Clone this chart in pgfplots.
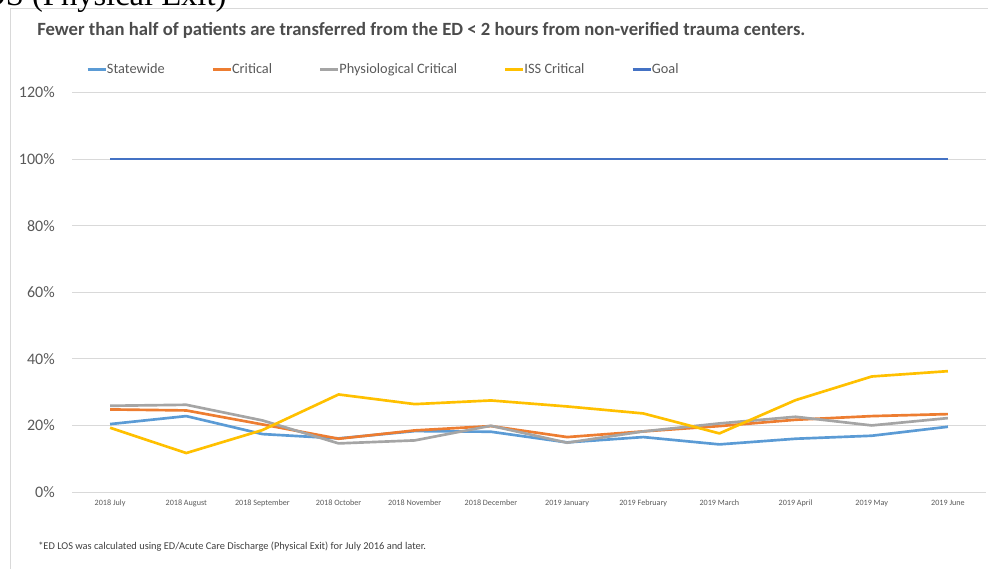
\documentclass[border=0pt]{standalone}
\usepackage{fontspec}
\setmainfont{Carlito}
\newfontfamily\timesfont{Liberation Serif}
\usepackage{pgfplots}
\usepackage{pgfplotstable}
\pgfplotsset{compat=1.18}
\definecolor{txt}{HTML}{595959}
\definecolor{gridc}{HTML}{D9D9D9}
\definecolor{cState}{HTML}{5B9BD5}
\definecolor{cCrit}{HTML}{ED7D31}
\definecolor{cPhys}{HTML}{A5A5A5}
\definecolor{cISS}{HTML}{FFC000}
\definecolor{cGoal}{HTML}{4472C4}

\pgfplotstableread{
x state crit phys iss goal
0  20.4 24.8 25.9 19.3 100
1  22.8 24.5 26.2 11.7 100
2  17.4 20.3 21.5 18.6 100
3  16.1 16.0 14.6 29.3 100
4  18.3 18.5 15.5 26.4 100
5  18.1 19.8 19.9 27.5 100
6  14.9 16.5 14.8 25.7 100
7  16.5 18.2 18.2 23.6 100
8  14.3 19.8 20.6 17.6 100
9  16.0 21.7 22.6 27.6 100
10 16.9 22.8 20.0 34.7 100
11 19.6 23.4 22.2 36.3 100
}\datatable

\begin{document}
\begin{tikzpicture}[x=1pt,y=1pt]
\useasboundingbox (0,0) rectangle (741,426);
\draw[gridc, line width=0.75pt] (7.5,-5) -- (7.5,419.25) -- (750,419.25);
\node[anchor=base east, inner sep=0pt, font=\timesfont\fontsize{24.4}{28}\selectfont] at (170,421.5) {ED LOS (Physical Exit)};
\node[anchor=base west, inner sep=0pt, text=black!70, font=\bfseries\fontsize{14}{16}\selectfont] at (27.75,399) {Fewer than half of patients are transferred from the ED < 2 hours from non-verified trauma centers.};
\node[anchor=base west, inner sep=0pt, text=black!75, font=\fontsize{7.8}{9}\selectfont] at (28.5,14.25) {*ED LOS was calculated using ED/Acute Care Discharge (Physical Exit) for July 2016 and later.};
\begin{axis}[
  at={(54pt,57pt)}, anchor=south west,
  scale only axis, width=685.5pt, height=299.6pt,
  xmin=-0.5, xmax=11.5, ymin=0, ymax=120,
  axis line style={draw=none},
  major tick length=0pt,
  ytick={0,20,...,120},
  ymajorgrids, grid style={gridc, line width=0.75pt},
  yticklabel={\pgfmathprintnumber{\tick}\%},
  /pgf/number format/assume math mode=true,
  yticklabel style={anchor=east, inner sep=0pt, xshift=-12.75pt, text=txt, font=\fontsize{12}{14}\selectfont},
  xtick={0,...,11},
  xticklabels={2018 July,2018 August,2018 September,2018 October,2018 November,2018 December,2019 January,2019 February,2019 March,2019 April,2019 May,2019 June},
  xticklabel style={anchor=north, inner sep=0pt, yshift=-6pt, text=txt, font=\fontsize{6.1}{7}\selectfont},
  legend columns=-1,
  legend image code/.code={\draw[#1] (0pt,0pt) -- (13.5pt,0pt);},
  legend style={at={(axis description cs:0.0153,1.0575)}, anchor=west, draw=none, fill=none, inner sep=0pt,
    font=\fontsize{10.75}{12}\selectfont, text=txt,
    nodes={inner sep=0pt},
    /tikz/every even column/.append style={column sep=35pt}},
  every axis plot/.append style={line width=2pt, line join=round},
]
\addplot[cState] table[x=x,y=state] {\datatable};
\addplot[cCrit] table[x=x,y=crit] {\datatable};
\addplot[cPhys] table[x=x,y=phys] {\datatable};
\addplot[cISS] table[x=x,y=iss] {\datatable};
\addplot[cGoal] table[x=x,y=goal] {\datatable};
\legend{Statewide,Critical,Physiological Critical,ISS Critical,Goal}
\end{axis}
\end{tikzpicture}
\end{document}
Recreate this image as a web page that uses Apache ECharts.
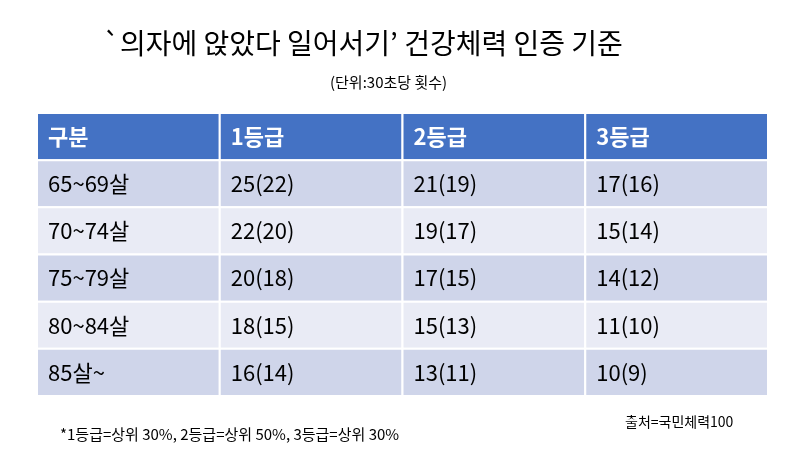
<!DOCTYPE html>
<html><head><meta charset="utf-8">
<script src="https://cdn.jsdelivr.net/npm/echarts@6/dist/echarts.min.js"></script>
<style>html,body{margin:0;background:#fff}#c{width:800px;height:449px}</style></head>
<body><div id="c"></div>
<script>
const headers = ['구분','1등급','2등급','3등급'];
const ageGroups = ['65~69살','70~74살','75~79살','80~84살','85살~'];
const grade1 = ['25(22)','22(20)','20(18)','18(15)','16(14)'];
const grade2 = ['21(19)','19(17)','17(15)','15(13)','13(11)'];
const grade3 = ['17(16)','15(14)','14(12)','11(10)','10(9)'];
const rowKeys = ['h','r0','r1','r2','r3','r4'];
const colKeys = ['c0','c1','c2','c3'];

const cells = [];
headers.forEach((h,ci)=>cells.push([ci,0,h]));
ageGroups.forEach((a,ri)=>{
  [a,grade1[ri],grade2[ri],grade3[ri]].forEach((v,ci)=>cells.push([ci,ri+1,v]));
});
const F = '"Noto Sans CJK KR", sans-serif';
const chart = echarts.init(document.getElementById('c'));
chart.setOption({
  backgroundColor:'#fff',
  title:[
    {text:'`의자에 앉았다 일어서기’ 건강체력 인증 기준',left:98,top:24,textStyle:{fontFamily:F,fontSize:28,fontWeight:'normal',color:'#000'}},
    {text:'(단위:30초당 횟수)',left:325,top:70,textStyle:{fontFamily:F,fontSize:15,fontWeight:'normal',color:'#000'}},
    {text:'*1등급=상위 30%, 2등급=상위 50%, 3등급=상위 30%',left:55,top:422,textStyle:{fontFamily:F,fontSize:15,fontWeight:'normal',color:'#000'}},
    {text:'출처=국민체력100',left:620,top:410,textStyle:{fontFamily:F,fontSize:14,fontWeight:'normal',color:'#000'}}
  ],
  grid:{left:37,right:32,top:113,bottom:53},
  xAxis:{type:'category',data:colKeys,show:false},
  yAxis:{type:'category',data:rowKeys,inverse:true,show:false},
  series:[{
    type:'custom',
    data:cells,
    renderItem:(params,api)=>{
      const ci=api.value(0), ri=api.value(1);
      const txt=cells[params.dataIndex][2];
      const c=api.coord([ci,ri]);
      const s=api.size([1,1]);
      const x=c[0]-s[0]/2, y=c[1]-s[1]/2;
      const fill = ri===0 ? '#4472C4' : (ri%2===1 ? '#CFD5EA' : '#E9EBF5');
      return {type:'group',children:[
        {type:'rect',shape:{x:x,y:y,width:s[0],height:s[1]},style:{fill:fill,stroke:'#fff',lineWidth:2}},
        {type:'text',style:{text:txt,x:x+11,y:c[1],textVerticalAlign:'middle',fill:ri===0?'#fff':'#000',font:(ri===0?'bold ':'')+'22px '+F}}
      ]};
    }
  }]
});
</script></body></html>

********************

▸ EXERCISE INSTRUCTIONS
All of the entries need to be transcribed word for word; pictures are left out.

▸ THE COMPLETED TASK
Clone this chart in pgfplots.
\documentclass[border=0pt]{standalone}
\usepackage{fontspec}
\setmainfont{Carlito}
\newfontfamily\timesfont{Liberation Serif}
\usepackage{pgfplots}
\usepackage{pgfplotstable}
\pgfplotsset{compat=1.18}
\definecolor{txt}{HTML}{595959}
\definecolor{gridc}{HTML}{D9D9D9}
\definecolor{cState}{HTML}{5B9BD5}
\definecolor{cCrit}{HTML}{ED7D31}
\definecolor{cPhys}{HTML}{A5A5A5}
\definecolor{cISS}{HTML}{FFC000}
\definecolor{cGoal}{HTML}{4472C4}

\pgfplotstableread{
x state crit phys iss goal
0  20.4 24.8 25.9 19.3 100
1  22.8 24.5 26.2 11.7 100
2  17.4 20.3 21.5 18.6 100
3  16.1 16.0 14.6 29.3 100
4  18.3 18.5 15.5 26.4 100
5  18.1 19.8 19.9 27.5 100
6  14.9 16.5 14.8 25.7 100
7  16.5 18.2 18.2 23.6 100
8  14.3 19.8 20.6 17.6 100
9  16.0 21.7 22.6 27.6 100
10 16.9 22.8 20.0 34.7 100
11 19.6 23.4 22.2 36.3 100
}\datatable

\begin{document}
\begin{tikzpicture}[x=1pt,y=1pt]
\useasboundingbox (0,0) rectangle (741,426);
\draw[gridc, line width=0.75pt] (7.5,-5) -- (7.5,419.25) -- (750,419.25);
\node[anchor=base east, inner sep=0pt, font=\timesfont\fontsize{24.4}{28}\selectfont] at (170,421.5) {ED LOS (Physical Exit)};
\node[anchor=base west, inner sep=0pt, text=black!70, font=\bfseries\fontsize{14}{16}\selectfont] at (27.75,399) {Fewer than half of patients are transferred from the ED < 2 hours from non-verified trauma centers.};
\node[anchor=base west, inner sep=0pt, text=black!75, font=\fontsize{7.8}{9}\selectfont] at (28.5,14.25) {*ED LOS was calculated using ED/Acute Care Discharge (Physical Exit) for July 2016 and later.};
\begin{axis}[
  at={(54pt,57pt)}, anchor=south west,
  scale only axis, width=685.5pt, height=299.6pt,
  xmin=-0.5, xmax=11.5, ymin=0, ymax=120,
  axis line style={draw=none},
  major tick length=0pt,
  ytick={0,20,...,120},
  ymajorgrids, grid style={gridc, line width=0.75pt},
  yticklabel={\pgfmathprintnumber{\tick}\%},
  /pgf/number format/assume math mode=true,
  yticklabel style={anchor=east, inner sep=0pt, xshift=-12.75pt, text=txt, font=\fontsize{12}{14}\selectfont},
  xtick={0,...,11},
  xticklabels={2018 July,2018 August,2018 September,2018 October,2018 November,2018 December,2019 January,2019 February,2019 March,2019 April,2019 May,2019 June},
  xticklabel style={anchor=north, inner sep=0pt, yshift=-6pt, text=txt, font=\fontsize{6.1}{7}\selectfont},
  legend columns=-1,
  legend image code/.code={\draw[#1] (0pt,0pt) -- (13.5pt,0pt);},
  legend style={at={(axis description cs:0.0153,1.0575)}, anchor=west, draw=none, fill=none, inner sep=0pt,
    font=\fontsize{10.75}{12}\selectfont, text=txt,
    nodes={inner sep=0pt},
    /tikz/every even column/.append style={column sep=35pt}},
  every axis plot/.append style={line width=2pt, line join=round},
]
\addplot[cState] table[x=x,y=state] {\datatable};
\addplot[cCrit] table[x=x,y=crit] {\datatable};
\addplot[cPhys] table[x=x,y=phys] {\datatable};
\addplot[cISS] table[x=x,y=iss] {\datatable};
\addplot[cGoal] table[x=x,y=goal] {\datatable};
\legend{Statewide,Critical,Physiological Critical,ISS Critical,Goal}
\end{axis}
\end{tikzpicture}
\end{document}
Recreate this image as a web page that uses Apache ECharts.
<!DOCTYPE html>
<html><head><meta charset="utf-8">
<script src="https://cdn.jsdelivr.net/npm/echarts@6/dist/echarts.min.js"></script>
<style>html,body{margin:0;background:#fff}#c{width:800px;height:449px}</style></head>
<body><div id="c"></div>
<script>
const headers = ['구분','1등급','2등급','3등급'];
const ageGroups = ['65~69살','70~74살','75~79살','80~84살','85살~'];
const grade1 = ['25(22)','22(20)','20(18)','18(15)','16(14)'];
const grade2 = ['21(19)','19(17)','17(15)','15(13)','13(11)'];
const grade3 = ['17(16)','15(14)','14(12)','11(10)','10(9)'];
const rowKeys = ['h','r0','r1','r2','r3','r4'];
const colKeys = ['c0','c1','c2','c3'];

const cells = [];
headers.forEach((h,ci)=>cells.push([ci,0,h]));
ageGroups.forEach((a,ri)=>{
  [a,grade1[ri],grade2[ri],grade3[ri]].forEach((v,ci)=>cells.push([ci,ri+1,v]));
});
const F = '"Noto Sans CJK KR", sans-serif';
const chart = echarts.init(document.getElementById('c'));
chart.setOption({
  backgroundColor:'#fff',
  title:[
    {text:'`의자에 앉았다 일어서기’ 건강체력 인증 기준',left:98,top:24,textStyle:{fontFamily:F,fontSize:28,fontWeight:'normal',color:'#000'}},
    {text:'(단위:30초당 횟수)',left:325,top:70,textStyle:{fontFamily:F,fontSize:15,fontWeight:'normal',color:'#000'}},
    {text:'*1등급=상위 30%, 2등급=상위 50%, 3등급=상위 30%',left:55,top:422,textStyle:{fontFamily:F,fontSize:15,fontWeight:'normal',color:'#000'}},
    {text:'출처=국민체력100',left:620,top:410,textStyle:{fontFamily:F,fontSize:14,fontWeight:'normal',color:'#000'}}
  ],
  grid:{left:37,right:32,top:113,bottom:53},
  xAxis:{type:'category',data:colKeys,show:false},
  yAxis:{type:'category',data:rowKeys,inverse:true,show:false},
  series:[{
    type:'custom',
    data:cells,
    renderItem:(params,api)=>{
      const ci=api.value(0), ri=api.value(1);
      const txt=cells[params.dataIndex][2];
      const c=api.coord([ci,ri]);
      const s=api.size([1,1]);
      const x=c[0]-s[0]/2, y=c[1]-s[1]/2;
      const fill = ri===0 ? '#4472C4' : (ri%2===1 ? '#CFD5EA' : '#E9EBF5');
      return {type:'group',children:[
        {type:'rect',shape:{x:x,y:y,width:s[0],height:s[1]},style:{fill:fill,stroke:'#fff',lineWidth:2}},
        {type:'text',style:{text:txt,x:x+11,y:c[1],textVerticalAlign:'middle',fill:ri===0?'#fff':'#000',font:(ri===0?'bold ':'')+'22px '+F}}
      ]};
    }
  }]
});
</script></body></html>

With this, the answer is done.